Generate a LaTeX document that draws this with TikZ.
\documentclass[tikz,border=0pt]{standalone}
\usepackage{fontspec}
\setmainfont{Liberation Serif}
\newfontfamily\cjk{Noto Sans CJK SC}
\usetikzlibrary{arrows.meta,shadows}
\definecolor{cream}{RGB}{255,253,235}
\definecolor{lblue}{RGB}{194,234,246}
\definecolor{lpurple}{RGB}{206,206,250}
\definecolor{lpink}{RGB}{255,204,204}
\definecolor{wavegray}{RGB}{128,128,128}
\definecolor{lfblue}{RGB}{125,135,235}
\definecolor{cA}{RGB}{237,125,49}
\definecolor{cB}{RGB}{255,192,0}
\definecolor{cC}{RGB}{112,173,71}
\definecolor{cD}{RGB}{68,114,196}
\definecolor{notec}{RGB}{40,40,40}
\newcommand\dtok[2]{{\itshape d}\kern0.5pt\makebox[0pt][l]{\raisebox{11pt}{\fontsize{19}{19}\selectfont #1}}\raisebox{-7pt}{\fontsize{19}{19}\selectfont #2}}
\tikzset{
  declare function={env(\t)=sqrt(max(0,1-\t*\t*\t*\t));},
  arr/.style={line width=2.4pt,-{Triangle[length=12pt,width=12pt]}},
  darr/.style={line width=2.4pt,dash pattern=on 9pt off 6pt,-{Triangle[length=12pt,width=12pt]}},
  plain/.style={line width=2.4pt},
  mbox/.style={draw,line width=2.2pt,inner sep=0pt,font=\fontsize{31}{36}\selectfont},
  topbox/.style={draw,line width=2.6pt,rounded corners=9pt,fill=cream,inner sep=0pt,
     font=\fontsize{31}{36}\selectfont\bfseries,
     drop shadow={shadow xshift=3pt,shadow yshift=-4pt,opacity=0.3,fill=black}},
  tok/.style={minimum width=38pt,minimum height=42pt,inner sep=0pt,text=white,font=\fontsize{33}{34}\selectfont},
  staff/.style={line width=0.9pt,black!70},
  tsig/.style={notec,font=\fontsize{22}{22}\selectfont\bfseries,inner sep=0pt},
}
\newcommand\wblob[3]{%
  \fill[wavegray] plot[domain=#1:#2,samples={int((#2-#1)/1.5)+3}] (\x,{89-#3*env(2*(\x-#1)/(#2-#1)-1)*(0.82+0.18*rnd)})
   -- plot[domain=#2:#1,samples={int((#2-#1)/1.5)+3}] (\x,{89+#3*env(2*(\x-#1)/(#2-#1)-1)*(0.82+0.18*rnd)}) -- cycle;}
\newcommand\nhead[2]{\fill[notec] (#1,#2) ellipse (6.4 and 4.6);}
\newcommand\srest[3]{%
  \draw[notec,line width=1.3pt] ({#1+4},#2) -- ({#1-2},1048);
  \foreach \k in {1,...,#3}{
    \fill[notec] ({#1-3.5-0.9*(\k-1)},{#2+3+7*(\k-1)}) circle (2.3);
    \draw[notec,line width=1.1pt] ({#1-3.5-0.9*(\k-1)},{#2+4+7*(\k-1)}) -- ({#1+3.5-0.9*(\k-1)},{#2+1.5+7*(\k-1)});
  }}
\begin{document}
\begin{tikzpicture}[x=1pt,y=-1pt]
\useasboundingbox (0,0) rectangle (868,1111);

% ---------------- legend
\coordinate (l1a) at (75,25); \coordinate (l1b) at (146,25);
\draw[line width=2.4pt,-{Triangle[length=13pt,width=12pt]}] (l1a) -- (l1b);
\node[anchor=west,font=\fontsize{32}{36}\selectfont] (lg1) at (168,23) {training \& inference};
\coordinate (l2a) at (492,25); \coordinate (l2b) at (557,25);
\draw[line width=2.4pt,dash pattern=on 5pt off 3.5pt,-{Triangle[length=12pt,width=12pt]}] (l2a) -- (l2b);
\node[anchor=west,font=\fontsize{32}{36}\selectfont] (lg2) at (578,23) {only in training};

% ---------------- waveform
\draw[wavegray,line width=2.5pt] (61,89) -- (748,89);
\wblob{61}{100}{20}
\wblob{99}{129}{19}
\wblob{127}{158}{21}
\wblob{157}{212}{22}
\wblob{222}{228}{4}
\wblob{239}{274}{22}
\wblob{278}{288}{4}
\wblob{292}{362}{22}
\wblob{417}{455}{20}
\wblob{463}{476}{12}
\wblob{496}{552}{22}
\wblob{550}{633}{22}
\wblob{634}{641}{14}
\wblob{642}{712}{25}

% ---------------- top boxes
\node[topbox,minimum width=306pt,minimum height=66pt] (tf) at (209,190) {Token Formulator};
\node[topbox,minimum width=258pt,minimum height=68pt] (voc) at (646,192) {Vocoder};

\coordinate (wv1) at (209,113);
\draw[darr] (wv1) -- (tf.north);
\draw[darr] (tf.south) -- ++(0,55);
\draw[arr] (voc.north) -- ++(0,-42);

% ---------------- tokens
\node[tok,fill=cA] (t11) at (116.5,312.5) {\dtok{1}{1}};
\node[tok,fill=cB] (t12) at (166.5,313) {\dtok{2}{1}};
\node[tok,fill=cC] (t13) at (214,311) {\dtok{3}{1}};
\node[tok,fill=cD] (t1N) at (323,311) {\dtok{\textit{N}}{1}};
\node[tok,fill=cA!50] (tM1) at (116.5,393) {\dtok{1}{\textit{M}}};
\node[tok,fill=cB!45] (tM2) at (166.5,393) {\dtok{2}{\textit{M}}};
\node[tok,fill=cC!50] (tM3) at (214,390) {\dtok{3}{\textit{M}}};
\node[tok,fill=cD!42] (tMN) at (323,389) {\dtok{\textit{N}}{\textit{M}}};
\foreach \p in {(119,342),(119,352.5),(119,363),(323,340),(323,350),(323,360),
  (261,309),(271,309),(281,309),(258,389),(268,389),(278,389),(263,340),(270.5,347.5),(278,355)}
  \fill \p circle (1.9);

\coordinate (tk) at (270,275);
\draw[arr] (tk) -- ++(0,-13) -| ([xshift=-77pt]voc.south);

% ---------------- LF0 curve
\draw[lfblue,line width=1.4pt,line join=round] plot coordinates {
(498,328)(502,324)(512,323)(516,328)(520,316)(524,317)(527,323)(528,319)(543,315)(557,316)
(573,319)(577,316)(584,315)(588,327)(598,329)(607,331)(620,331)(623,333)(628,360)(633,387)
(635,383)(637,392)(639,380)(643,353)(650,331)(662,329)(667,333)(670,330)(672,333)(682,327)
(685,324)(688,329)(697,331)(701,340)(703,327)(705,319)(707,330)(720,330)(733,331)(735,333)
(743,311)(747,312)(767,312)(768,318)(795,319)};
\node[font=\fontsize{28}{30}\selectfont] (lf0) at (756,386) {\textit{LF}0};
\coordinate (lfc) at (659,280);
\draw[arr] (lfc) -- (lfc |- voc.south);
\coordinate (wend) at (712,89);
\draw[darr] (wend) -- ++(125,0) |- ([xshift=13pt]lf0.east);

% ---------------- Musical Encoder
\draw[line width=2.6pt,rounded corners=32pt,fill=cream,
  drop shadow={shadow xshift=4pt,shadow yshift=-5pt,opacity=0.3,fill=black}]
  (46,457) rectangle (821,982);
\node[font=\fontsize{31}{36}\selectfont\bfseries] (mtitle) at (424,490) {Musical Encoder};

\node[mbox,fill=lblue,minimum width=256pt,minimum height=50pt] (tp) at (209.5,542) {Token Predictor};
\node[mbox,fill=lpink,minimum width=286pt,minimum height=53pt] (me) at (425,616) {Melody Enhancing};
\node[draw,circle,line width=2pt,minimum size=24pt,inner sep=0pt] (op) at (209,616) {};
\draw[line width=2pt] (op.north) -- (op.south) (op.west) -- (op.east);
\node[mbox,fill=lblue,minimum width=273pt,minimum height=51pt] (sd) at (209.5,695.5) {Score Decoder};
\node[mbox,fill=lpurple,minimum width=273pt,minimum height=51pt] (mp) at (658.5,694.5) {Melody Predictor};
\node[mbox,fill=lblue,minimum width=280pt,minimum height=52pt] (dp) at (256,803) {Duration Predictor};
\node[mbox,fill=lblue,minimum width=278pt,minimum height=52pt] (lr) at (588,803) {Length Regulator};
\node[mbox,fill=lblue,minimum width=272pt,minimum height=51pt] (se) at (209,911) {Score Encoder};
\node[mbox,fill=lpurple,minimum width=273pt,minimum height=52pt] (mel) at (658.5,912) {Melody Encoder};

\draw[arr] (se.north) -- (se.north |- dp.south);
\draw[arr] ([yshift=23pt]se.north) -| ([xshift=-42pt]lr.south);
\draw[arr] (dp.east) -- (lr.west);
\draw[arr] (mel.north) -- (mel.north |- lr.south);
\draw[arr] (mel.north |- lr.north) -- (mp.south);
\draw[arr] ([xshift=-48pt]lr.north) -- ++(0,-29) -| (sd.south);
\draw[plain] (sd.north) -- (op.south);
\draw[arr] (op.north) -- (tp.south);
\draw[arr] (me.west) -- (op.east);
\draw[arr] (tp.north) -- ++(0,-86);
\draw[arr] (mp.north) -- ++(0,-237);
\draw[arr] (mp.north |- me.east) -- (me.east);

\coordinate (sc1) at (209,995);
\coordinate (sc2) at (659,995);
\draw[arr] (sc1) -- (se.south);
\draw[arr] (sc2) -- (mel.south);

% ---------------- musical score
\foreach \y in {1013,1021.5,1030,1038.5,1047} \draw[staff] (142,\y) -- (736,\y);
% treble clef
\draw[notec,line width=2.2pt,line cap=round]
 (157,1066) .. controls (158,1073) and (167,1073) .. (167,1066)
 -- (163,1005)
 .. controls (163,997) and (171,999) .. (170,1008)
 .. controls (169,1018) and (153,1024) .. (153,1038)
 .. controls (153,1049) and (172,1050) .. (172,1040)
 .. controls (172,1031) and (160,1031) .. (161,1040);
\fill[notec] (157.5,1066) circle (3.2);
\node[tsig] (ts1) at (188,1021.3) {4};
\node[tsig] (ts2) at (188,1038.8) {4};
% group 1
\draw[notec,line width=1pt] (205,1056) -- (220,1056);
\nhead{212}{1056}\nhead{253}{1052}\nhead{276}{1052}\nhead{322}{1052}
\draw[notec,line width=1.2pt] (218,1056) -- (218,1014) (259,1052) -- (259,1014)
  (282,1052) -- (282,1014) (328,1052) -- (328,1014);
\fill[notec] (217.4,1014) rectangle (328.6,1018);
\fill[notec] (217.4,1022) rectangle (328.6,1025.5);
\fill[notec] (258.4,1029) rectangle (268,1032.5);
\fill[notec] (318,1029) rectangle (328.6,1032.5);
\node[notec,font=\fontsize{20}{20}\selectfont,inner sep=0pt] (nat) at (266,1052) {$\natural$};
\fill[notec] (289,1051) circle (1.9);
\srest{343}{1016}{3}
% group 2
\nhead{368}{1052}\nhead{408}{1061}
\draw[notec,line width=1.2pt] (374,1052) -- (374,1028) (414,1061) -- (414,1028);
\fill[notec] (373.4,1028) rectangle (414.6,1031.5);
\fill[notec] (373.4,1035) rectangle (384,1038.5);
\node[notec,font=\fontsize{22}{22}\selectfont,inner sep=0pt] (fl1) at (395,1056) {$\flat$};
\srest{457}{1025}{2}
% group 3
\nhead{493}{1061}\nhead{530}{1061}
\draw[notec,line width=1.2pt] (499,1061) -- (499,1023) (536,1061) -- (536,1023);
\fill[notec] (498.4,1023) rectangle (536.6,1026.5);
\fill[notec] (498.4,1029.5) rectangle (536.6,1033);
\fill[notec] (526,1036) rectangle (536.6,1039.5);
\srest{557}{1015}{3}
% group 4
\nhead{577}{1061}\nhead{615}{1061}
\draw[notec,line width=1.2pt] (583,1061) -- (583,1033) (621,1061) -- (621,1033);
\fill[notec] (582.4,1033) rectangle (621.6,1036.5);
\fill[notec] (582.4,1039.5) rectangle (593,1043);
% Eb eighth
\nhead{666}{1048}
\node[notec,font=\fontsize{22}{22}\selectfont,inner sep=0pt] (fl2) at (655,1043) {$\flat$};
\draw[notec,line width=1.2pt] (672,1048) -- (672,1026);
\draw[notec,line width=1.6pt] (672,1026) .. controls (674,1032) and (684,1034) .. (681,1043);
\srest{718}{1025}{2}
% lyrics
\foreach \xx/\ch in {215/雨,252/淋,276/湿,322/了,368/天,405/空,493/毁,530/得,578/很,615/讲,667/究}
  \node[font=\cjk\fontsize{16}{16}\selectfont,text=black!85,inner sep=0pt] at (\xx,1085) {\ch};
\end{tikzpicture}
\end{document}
○ ○ ○ ○
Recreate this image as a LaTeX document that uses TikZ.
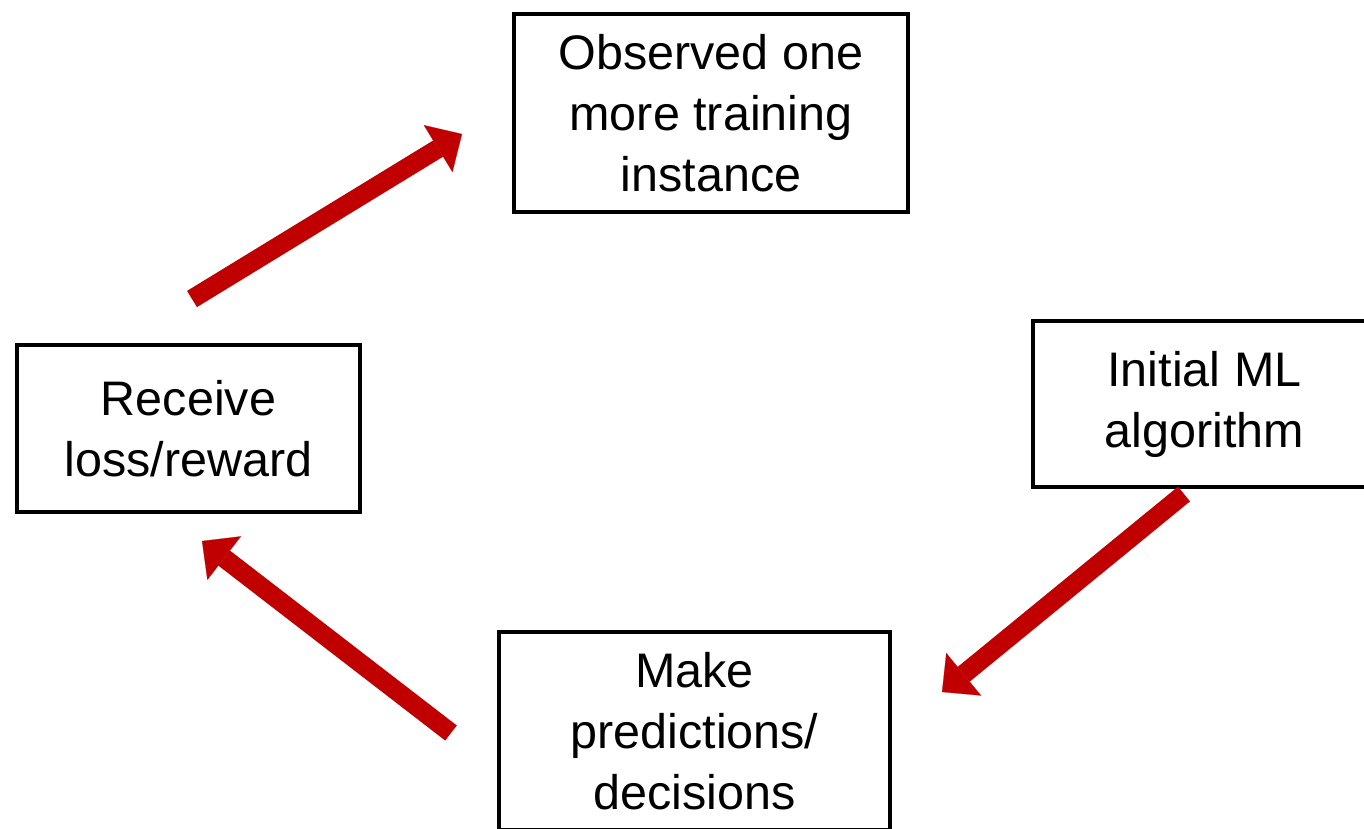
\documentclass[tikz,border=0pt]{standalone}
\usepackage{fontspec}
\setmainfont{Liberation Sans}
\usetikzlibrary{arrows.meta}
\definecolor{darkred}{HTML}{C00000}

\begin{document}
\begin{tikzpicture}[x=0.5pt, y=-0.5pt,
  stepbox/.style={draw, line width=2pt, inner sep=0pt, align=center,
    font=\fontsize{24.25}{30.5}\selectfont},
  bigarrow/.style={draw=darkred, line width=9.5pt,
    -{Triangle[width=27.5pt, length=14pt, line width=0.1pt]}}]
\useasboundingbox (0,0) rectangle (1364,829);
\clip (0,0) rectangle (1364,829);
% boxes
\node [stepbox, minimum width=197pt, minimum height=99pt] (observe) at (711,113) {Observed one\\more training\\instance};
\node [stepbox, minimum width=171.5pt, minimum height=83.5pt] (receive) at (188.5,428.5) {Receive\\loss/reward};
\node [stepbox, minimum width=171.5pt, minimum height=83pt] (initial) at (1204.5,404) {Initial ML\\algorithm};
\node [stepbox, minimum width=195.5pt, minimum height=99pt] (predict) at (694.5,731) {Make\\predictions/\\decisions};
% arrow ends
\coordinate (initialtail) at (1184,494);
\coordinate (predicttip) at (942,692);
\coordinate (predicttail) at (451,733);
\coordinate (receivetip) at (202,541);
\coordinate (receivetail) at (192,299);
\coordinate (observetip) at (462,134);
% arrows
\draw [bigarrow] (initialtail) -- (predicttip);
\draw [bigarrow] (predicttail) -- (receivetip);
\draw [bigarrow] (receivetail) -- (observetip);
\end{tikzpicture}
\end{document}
○ ○ ○ ○
Prompt: Reproduce every line from the entries that holds the word "LaTeX".

Task response:
Generate a LaTeX document that draws this with TikZ.
Recreate this image as a LaTeX document that uses TikZ.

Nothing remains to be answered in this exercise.